Le cristal du "temps retrouvé"
Tout part d'une anecdote étrange. le narrateur, écrivain sur le point d'achever un livre, rencontre au détour d'un chemin de randonnée en haute montagne un marcheur qui l'interpelle en ces termes : "Hé, vous n'auriez pas vu passer mon ombre ?" et lui fait don d'un cristal ayant le pouvoir de restituer les souvenirs. Cette rencontre quelque peu insolite semble faire écho au conte fantastique d' Adelbert von Chamisso , "L'étrange histoire de Peter Schlemihl ou l'Homme qui a perdu son ombre", où le héros vend son ombre à un mystérieux "homme gris", qui n'est autre que le diable, en échange de la bourse de Fortunatus. Pierre Péju est féru de littérature allemande – il a consacré sa thèse au romantisme allemand et est l'auteur notamment d'une biographie sur E.T.A. Hoffmann – et ce clin d'oeil, placé au début du récit, permet d'introduire le caractère surnaturel et quelque peu transgressif du voyage que le narrateur s'apprête à faire au moyen du cristal : pallier la défaillance de la mémoire au moyen d'un outil magique, qui permet de retrouver et de revivre avec toute la précision et l'intensité du présent des souvenirs lointains et perdus.
L'idée du cristal rapporteur de souvenirs, comme surgie d'un conte, est un prétexte pour aborder la question de la mémoire et de l'oubli.

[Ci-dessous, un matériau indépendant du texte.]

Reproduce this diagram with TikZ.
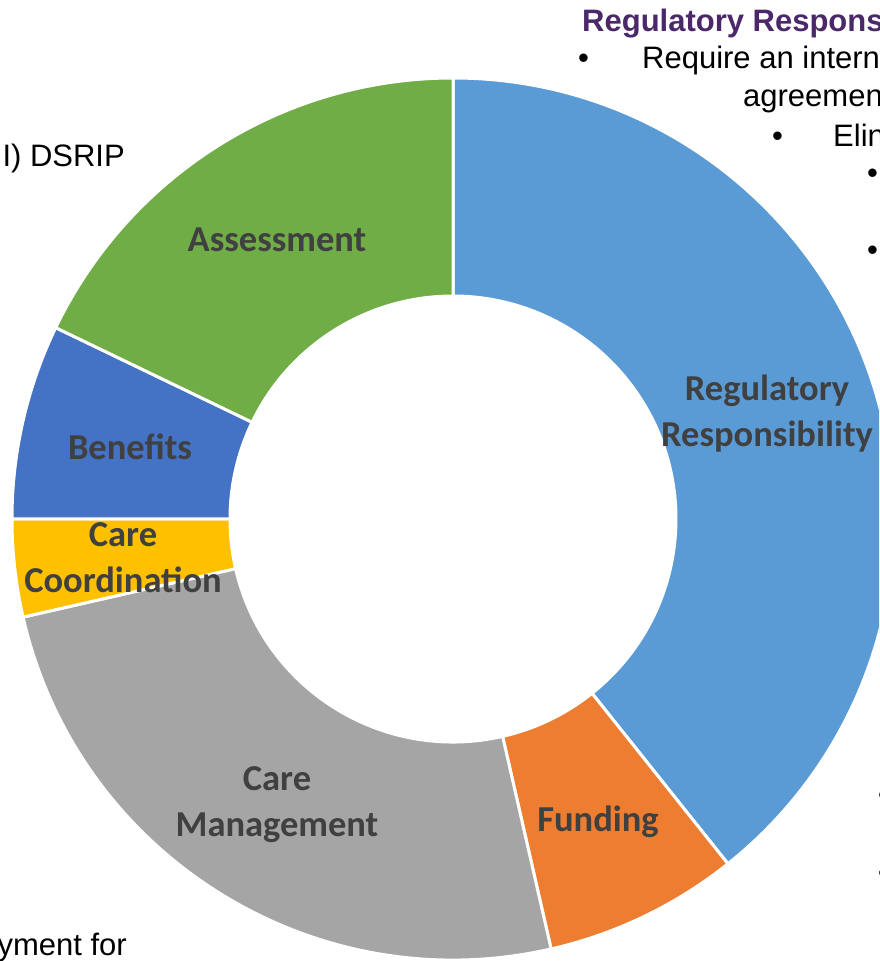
\documentclass[tikz,border=0pt]{standalone}
\usepackage{fontspec}
\setmainfont{Liberation Sans}
\newfontfamily\lblfont{Carlito}
\usepackage{tikz}

\definecolor{regblue}{RGB}{91,155,213}
\definecolor{fundorange}{RGB}{237,125,49}
\definecolor{mgmtgray}{RGB}{165,165,165}
\definecolor{coordyellow}{RGB}{255,192,0}
\definecolor{benblue}{RGB}{68,114,196}
\definecolor{assgreen}{RGB}{112,173,71}
\definecolor{lblgray}{RGB}{64,64,64}
\definecolor{hdrpurple}{RGB}{75,40,105}

\begin{document}
\begin{tikzpicture}[
		x=1pt, y=1pt,
		seg/.style={draw=white, line width=3pt},
		lbl/.style={font=\lblfont\bfseries\fontsize{36.5}{46}\selectfont, text=lblgray, align=center, inner sep=0pt},
		side/.style={font=\fontsize{31}{38}\selectfont, inner sep=0pt},
		every label/.append style={rectangle}
	]
  \clip (-453,-442) rectangle (426,519);
  % ring, 28 parts
  \filldraw[seg, fill=regblue] (90:441) arc[start angle=90, end angle=-51.4286, radius=441] -- (-51.4286:223) arc[start angle=-51.4286, end angle=90, radius=223] -- cycle;
  \filldraw[seg, fill=fundorange] (-51.4286:441) arc[start angle=-51.4286, end angle=-77.1429, radius=441] -- (-77.1429:223) arc[start angle=-77.1429, end angle=-51.4286, radius=223] -- cycle;
  \filldraw[seg, fill=mgmtgray] (-77.1429:441) arc[start angle=-77.1429, end angle=-167.1429, radius=441] -- (-167.1429:223) arc[start angle=-167.1429, end angle=-77.1429, radius=223] -- cycle;
  \filldraw[seg, fill=coordyellow] (-167.1429:441) arc[start angle=-167.1429, end angle=-180, radius=441] -- (-180:223) arc[start angle=-180, end angle=-167.1429, radius=223] -- cycle;
  \filldraw[seg, fill=benblue] (180:441) arc[start angle=180, end angle=154.2857, radius=441] -- (154.2857:223) arc[start angle=154.2857, end angle=180, radius=223] -- cycle;
  \filldraw[seg, fill=assgreen] (154.2857:441) arc[start angle=154.2857, end angle=90, radius=441] -- (90:223) arc[start angle=90, end angle=154.2857, radius=223] -- cycle;
  % labels
  \node (reg) [lbl] at (314, 105) {Regulatory\\Responsibility};
  \node (fund) [lbl] at (145, -303) {Funding};
  \node (mgmt) [lbl] at (-176, -286) {Care\\Management};
  \node (coord) [lbl] at (-330, -39) {Care\\Coordination};
  \node (ben) [lbl] at (-323, 72) {Benefits};
  \node (ass) [lbl] at (-176, 279) {Assessment};
  % text round the ring
  \node (hdr) [side, anchor=base west, text=hdrpurple, font=\bfseries\fontsize{31}{38}\selectfont] at (129, 487) {Regulatory Respons};
  \node (b_1) [side, anchor=base west] at (125, 450) {•};
  \node (req) [side, anchor=base west] at (189, 450) {Require an intern};
  \node (agr) [side, anchor=base west] at (290, 412) {agreemen};
  \node (b_2) [side, anchor=base west] at (319, 372) {•};
  \node (elin) [side, anchor=base west] at (380, 372) {Elin};
  \node (b_3) [side, anchor=base west] at (414, 335) {•};
  \node (b_4) [side, anchor=base west] at (414, 258) {•};
  \node (b_5) [side, anchor=base west] at (425, -286) {•};
  \node (b_6) [side, anchor=base west] at (425, -364) {•};
  \node (dsrip) [side, anchor=base east] at (-328, 352) {I) DSRIP};
  \node (pay) [side, anchor=base east] at (-326, -436) {yment for};
\end{tikzpicture}
\end{document}
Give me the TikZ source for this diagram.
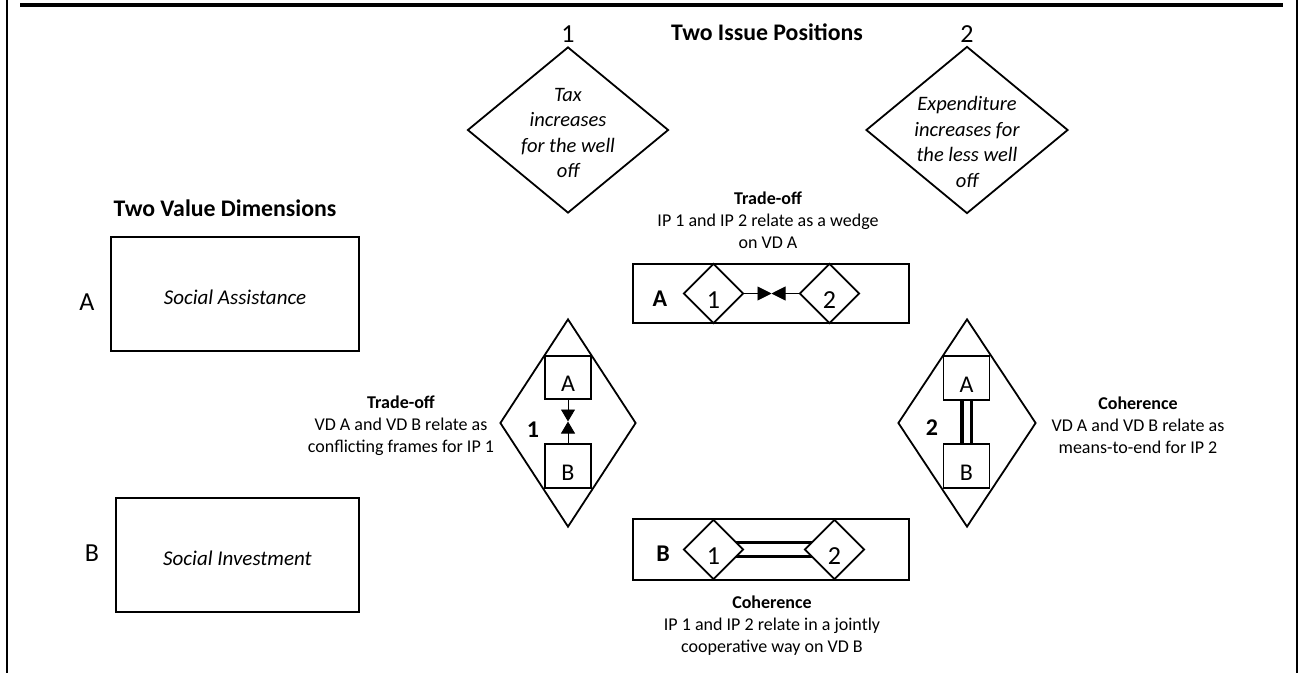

Chaque chapitre présente un épisode de la vie du narrateur dont le souvenir est exhumé par le cristal, relevant à la fois de la vie réelle et de la vie rêvée. La vie réelle, ce sont les sensations d'enfance et le vécu plus ou moins proche restitués avec clarté. La vie rêvée, ce sont les terreurs oniriques d'enfant qui ressurgissent et dont la mise au jour est, on le suppose, cathartique pour l'adulte. Apparaissant dans le désordre, ces anecdotes racontées forment peu à peu une mosaïque de souvenirs.
Mais ce n'est pas tout. le cristal a également le pouvoir de laisser entrevoir ce que j'aurais envie de nommer l'"après-soi" : le narrateur fait l'expérience de se retrouver dans sa propre maison après sa mort, et de voir ses effets et papiers personnels ensevelis sous la poussière, comme un "tas d'ordures". Cette vision terrible, comme une sorte d'allégorie de l'oubli, amène un questionnement essentiel : que laisse-t-on après sa mort ? Faut-il s'accrocher aux souvenirs ? Est-il indispensable de laisser une trace ?
L'expérience du cristal permet de "se satteliser", de "se survoler", d'éprouver le poids de la mémoire à l'heure de faire le bilan. Car, à un âge avancé, les souvenirs peuvent aussi être ressentis comme un fardeau dont on ne parvient pas à se libérer, un fardeau tel que le désir d'amnésie devient impérieux. Ainsi, en posant en filigrane la question : le fait de se souvenir apporte-t-il quelque chose et la mémoire est-elle d'une quelconque utilité ?, l'auteur invite à faire sienne l'idée que l'oubli est finalement salutaire.
Ainsi, l'expérience du cristal prend le sens d'un parcours initiatique, cathartique vers le détachement et une sorte de préparation à la mort, grâce à ce que l'auteur appelle l'"abolition" de la mémoire. "Ne plus rien se rappeler, ça doit aider à bien mourir." N'est-ce pas ce qu'on pourrait souhaiter, comme le disait André Gide dans "Les nourritures terrestres", "mourir complètement désespéré", en s'enfonçant doucement, comme le narrateur, dans les eaux du fleuve Léthé qui apporte l'oubli aux âmes des morts ?
Après, il ne resterait plus qu'à éprouver une immense gratitude pour toutes les choses vues, vécues et perçues et une profonde reconnaissance envers le monde.
J'ai beaucoup apprécié ce livre, parsemé de références littéraires que le lecteur averti se plaira à découvrir ; il constitue une très belle source de réflexion sur la mémoire et les souvenirs. Merci à Gallimard et à Babelio.